I am the story teller left with a great responsibility. Left with heart jerking stories to tell.

When I came home from overseas, I didn't expect to be treated as I was. Friends acted like I was a ticking time bomb, and constantly watched what they said, but didn't care to cover up that they were making the effort. My family treated me as if I was a stranger who just walked in. My wife divorced me because not all scars are "sexy". I didn't want to be treated like a hero, like I have said before... But I wasn't a criminal though for the longest time I thought I was.

I became quiet around everyone, or just disappeared, never to look some of my friends and family in the eyes again. Eye contact was something I never did any longer and when I went out I was alone. I no longer knew the world I once thought I had. It hurt to see teens bash the troops I had fought along side with. But I never said a single word. To hear people talk about how soldiers deserve to die because what they are fighting for killed me. Some of my buddies died in vain if those people believed that--I was made in to a monster if they believed that--and I couldn't explain a single thing to them.

The music I once loved became my worst enemy and the words I found so meaningful in the books I read by other soldiers only seemed like memory's shadow disguised as ink on a flimsy page. Pages that could be ripped, burned, or become frail with age. The pages that told the story of so many soldiers like myself.
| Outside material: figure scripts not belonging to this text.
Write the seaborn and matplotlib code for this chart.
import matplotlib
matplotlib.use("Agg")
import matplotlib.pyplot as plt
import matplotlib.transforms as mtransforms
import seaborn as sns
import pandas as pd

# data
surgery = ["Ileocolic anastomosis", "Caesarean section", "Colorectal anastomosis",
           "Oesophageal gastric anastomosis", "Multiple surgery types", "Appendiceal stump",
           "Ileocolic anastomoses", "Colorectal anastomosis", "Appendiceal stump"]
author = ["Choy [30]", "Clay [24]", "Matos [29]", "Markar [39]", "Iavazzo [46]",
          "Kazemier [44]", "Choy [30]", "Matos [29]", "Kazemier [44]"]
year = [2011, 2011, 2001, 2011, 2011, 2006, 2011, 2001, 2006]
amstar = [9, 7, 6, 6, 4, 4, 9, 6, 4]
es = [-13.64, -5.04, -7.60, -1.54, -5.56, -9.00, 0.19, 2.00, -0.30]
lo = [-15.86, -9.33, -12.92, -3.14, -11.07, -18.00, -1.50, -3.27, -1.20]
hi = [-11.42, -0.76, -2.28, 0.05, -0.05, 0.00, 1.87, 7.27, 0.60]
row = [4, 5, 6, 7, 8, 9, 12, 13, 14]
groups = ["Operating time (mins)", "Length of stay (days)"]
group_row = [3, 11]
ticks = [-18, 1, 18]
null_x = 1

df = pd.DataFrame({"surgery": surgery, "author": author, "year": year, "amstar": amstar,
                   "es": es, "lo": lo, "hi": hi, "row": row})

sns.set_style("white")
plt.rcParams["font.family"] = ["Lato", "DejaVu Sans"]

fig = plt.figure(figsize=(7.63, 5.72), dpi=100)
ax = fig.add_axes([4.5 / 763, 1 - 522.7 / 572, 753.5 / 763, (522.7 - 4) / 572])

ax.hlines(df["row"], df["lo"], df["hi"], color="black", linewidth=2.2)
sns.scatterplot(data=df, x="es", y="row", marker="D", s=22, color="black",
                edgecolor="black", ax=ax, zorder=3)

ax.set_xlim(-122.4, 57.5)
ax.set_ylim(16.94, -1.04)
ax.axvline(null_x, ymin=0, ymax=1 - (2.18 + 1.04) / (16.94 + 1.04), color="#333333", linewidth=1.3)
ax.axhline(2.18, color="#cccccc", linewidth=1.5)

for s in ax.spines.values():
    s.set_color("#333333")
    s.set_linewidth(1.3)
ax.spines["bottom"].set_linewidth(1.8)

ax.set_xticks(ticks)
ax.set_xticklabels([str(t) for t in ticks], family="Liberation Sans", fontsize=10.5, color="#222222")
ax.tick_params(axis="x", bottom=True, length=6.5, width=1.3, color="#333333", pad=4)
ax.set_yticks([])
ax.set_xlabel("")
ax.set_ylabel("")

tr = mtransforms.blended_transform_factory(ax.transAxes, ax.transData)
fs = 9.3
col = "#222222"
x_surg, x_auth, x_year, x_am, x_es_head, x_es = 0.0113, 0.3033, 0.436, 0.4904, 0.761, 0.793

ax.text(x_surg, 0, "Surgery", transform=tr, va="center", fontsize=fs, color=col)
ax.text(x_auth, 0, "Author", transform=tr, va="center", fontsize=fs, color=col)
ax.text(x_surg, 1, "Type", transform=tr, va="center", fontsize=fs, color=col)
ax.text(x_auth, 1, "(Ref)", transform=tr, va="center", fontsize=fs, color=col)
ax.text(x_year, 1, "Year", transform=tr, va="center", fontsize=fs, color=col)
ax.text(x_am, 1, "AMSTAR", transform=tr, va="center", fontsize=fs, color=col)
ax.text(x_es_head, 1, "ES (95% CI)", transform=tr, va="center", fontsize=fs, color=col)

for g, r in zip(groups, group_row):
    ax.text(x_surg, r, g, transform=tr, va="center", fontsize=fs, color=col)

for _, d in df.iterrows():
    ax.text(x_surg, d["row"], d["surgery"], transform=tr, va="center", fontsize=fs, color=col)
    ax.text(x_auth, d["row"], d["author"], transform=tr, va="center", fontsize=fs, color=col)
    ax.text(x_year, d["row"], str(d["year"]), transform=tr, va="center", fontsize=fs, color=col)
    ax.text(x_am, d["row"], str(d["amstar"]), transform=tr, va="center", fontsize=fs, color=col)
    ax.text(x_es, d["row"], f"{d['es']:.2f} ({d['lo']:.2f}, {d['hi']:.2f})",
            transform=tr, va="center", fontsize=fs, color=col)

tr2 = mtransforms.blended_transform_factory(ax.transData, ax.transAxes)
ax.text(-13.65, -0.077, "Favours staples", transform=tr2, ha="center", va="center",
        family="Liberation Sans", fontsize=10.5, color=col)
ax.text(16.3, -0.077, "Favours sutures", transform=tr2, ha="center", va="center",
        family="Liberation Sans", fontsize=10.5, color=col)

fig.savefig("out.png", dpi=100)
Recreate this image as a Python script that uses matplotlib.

They sit there on shelves in stores, libaries, and homes, and still people believe these hateful things about us. We are still heartless monsters that kill endlessly because we love to do it. We are still mindless zombies that come back from war, too fucked up to care about the people around us... But we're heartless killers.

This pain that is shared between fellow troops of every U.S branch is something we live with. It's something we have lived with since that first bullet entered the body of our enemy and the smell of blood and gun powder invaded our noses. Since the first day there was so much blood on you, you didn't know if it was yours, your buddy's, or the enemy's. You felt it on the day you dodged a thousand rounds coming from unseen places, feeling the air from the bullet wizzing past you and when you open your eyes the nextday it's simply by luck.

No, we soldiers aren't heartless killers. We aren't heroes. We will never be the same because we went to war thinking we were fighting for you. Thinking it was worth losing our younger brothers, families, and friends. But it wasn't and we don't have a reason to not regret it, because of what we see, hear, and what we're told when we come home to the sheep that we protected from the wolves.